A Three-Tiered Hierarchical Computational Framework Bridging Molecular Systems and Junction-Level Charge Transport

TL;DR

This paper introduces a three-tiered hierarchical computational framework integrated into QDHC that efficiently models charge transport in molecular junctions, balancing accuracy and computational cost.

Contribution

The study develops a novel hierarchical approximation framework within QDHC for efficient charge transport analysis in complex molecular junctions.

Findings

Enhanced computational efficiency demonstrated on diverse molecular systems.

Accurate elucidation of charge transport mechanisms achieved.

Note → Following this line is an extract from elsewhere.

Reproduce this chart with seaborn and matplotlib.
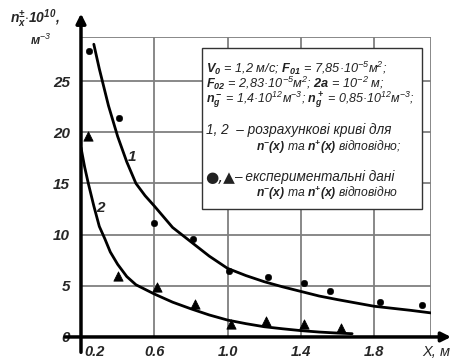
import numpy as np
import pandas as pd
import matplotlib
matplotlib.use("Agg")
import matplotlib.pyplot as plt
import matplotlib.transforms as mtransforms
from matplotlib.patches import Rectangle
import seaborn as sns

# experimental points, n-(x) (circles) and n+(x) (triangles)
x_minus = [0.243, 0.407, 0.60, 0.814, 1.01, 1.22, 1.42, 1.56, 1.83, 2.06]
n_minus = [27.9, 21.4, 11.1, 9.6, 6.4, 5.9, 5.3, 4.5, 3.4, 3.1]
x_plus = [0.237, 0.40, 0.613, 0.82, 1.02, 1.21, 1.42, 1.62]
n_plus = [19.6, 6.0, 4.9, 3.2, 1.3, 1.6, 1.3, 0.9]

# calculated curves 1 and 2
x_curve1 = [0.27, 0.30, 0.35, 0.40, 0.45, 0.50, 0.55, 0.60, 0.70, 0.80, 0.90,
            1.00, 1.10, 1.20, 1.30, 1.40, 1.50, 1.60, 1.80, 2.00, 2.11]
n_curve1 = [28.6, 26.2, 22.6, 19.6, 17.1, 15.0, 13.8, 12.8, 10.7, 9.3, 7.9,
            6.7, 6.0, 5.4, 4.9, 4.45, 4.0, 3.65, 3.0, 2.6, 2.35]
x_curve2 = [0.20, 0.22, 0.24, 0.27, 0.30, 0.33, 0.36, 0.40, 0.45, 0.50, 0.60,
            0.70, 0.80, 0.90, 1.00, 1.10, 1.20, 1.30, 1.40, 1.50, 1.60, 1.68]
n_curve2 = [18.5, 16.6, 15.0, 12.8, 10.8, 9.6, 8.3, 7.1, 5.9, 5.1, 4.2,
            3.4, 2.75, 2.15, 1.65, 1.3, 1.0, 0.8, 0.62, 0.48, 0.38, 0.32]

x_ticks = [0.2, 0.6, 1.0, 1.4, 1.8]
y_ticks = [0, 5, 10, 15, 20, 25]
x_lim = (0.2, 2.11)
y_lim = (0, 29.3)

sns.set_style("white")
plt.rcParams['font.family'] = ['Liberation Sans', 'DejaVu Sans']
plt.rcParams['mathtext.fontset'] = 'custom'
plt.rcParams['mathtext.rm'] = 'Liberation Sans:italic'
plt.rcParams['mathtext.it'] = 'Liberation Sans:italic'
plt.rcParams['mathtext.bf'] = 'Liberation Sans:bold:italic'
plt.rcParams['mathtext.bfit'] = 'Liberation Sans:bold:italic'

fig = plt.figure(figsize=(4.55, 3.6), dpi=100)
ax = fig.add_axes([0.178, 0.064, 0.947 - 0.178, 0.897 - 0.064])

grid_c = '#7f7f7f'
for yv in y_ticks[1:] + [y_lim[1]]:
    ax.axhline(yv, color=grid_c, lw=1.3, zorder=1)
for xv in x_ticks[1:] + [x_lim[1]]:
    ax.axvline(xv, color=grid_c, lw=1.3, zorder=1)

c1 = pd.DataFrame({'x': x_curve1, 'n': n_curve1})
c2 = pd.DataFrame({'x': x_curve2, 'n': n_curve2})
sns.lineplot(data=c1, x='x', y='n', color='black', lw=2, sort=False,
             estimator=None, ax=ax, zorder=3)
sns.lineplot(data=c2, x='x', y='n', color='black', lw=2, sort=False,
             estimator=None, ax=ax, zorder=3)
sns.scatterplot(x=x_minus, y=n_minus, marker='o', s=22, color='black',
                edgecolor='black', ax=ax, zorder=4)
sns.scatterplot(x=x_plus, y=n_plus, marker='^', s=45, color='black',
                edgecolor='black', ax=ax, zorder=4)

ax.set_xlim(*x_lim)
ax.set_ylim(*y_lim)
for s in ax.spines.values():
    s.set_visible(False)
ax.set_xlabel('')
ax.set_ylabel('')

ax.set_xticks(x_ticks)
ax.set_xticklabels([f'{v:.1f}' for v in x_ticks])
ax.set_yticks(y_ticks)
ax.set_yticklabels([str(v) for v in y_ticks])
ax.tick_params(axis='x', length=0, labelsize=10.5, pad=6)
ax.tick_params(axis='y', length=0, labelsize=11, pad=8)
for lab in ax.get_xticklabels() + ax.get_yticklabels():
    lab.set_fontweight('bold')
    lab.set_fontstyle('italic')
first = ax.get_xticklabels()[0]
first.set_transform(first.get_transform() +
                    mtransforms.ScaledTranslation(0.14, 0, fig.dpi_scale_trans))

# axes with arrows
arr = dict(arrowstyle='-|>', color='black', lw=2.5, mutation_scale=14,
           shrinkA=0, shrinkB=0)
ax.annotate('', xy=(2.22, 0), xytext=(0.113, 0), arrowprops=arr,
            annotation_clip=False, zorder=5)
ax.annotate('', xy=(0.2, 31.6), xytext=(0.2, -1.5), arrowprops=arr,
            annotation_clip=False, zorder=5)

fig.text(450 / 455, 1 - 352 / 360, 'X, м', fontsize=10.5, fontstyle='italic',
         ha='right', va='center')
fig.text(10 / 455, 1 - 19 / 360,
         r'$\mathbf{n_x^{\pm}}$$\mathbf{\cdot 10^{10}}$,',
         fontsize=10, fontweight='bold', fontstyle='italic', ha='left',
         va='center')
fig.text(51 / 455, 1 - 40 / 360, r'м$^{-3}$', fontsize=9, fontweight='bold',
         fontstyle='italic', ha='right', va='center')

ax.text(0.479, 17.6, '1', fontsize=11, fontweight='bold', fontstyle='italic',
        ha='center', va='center', zorder=5)
ax.text(0.304, 12.6, '2', fontsize=11, fontweight='bold', fontstyle='italic',
        ha='center', va='center', zorder=5)

# info box
ax.add_patch(Rectangle((0.346, 0.427), 0.628, 0.536, transform=ax.transAxes,
                       facecolor='white', edgecolor='#333333', lw=1,
                       zorder=6))
def box_text(px, py, s, size, **kw):
    fig.text(px / 455, 1 - py / 360, s, fontsize=size, fontstyle='italic',
             ha='left', va='center', color='#222222', zorder=7, **kw)

box_text(206, 68, r'$\mathbf{V_0}$ = 1,2 м/с; $\mathbf{F_{01}}$ = 7,85·10$^{-5}$м$^2$;', 9.2)
box_text(206, 83, r'$\mathbf{F_{02}}$ = 2,83·10$^{-5}$м$^2$; $\mathbf{2a}$ = 10$^{-2}$ м;', 9.2)
box_text(206, 100, r'$\mathbf{n_g^-}$ = 1,4·10$^{12}$м$^{-3}$; $\mathbf{n_g^+}$ = 0,85·10$^{12}$м$^{-3}$;', 9.0)
box_text(206, 130, '1, 2  – розрахункові криві для', 9.8)
box_text(256, 147, r'$\mathbf{n^{-}(x)}$ та $\mathbf{n^{+}(x)}$ відповідно;', 8.7)
box_text(205, 177, '●,▲', 11, family=['DejaVu Sans'])
box_text(234, 177, '– експериментальні дані', 9.8)
box_text(256, 193, r'$\mathbf{n^{-}(x)}$ та $\mathbf{n^{+}(x)}$ відповідно', 8.7)

fig.savefig('out.png', dpi=100)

Framework balances cost and accuracy effectively.

Abstract

The Non-Equilibrium Green's Function (NEGF) method combined with ab initio calculations has been widely used to study charge transport in molecular junctions. However, the significant computational demands of high-resolution calculations for all device components pose challenges in simulating junctions with complex molecular structures and understanding the functionality of molecular devices. In this study, we developed a series of approximation methods capable of effectively handling the molecular Hamiltonian, electrode self-energy, and their interfacial coupling at different levels of approximation. These methods, as three-tiered hierarchical levels, enable efficient charge transport computations ranging from individual molecules to complete junction systems, achieving an optimal balance between computational cost and accuracy, and are able to addresses specific research objectives by isolating and analyzing the dominant factors governing charge transport. Integrated into a Question-Driven Hierarchical Computation (QDHC) framework, we show this three-tiered framework significantly enhances the efficiency of analyzing charge transport mechanisms, as validated through a series of benchmark studies on diverse molecular junction systems, demonstrating its capability to accurately and efficiently elucidate charge transport mechanisms in complex molecular devices.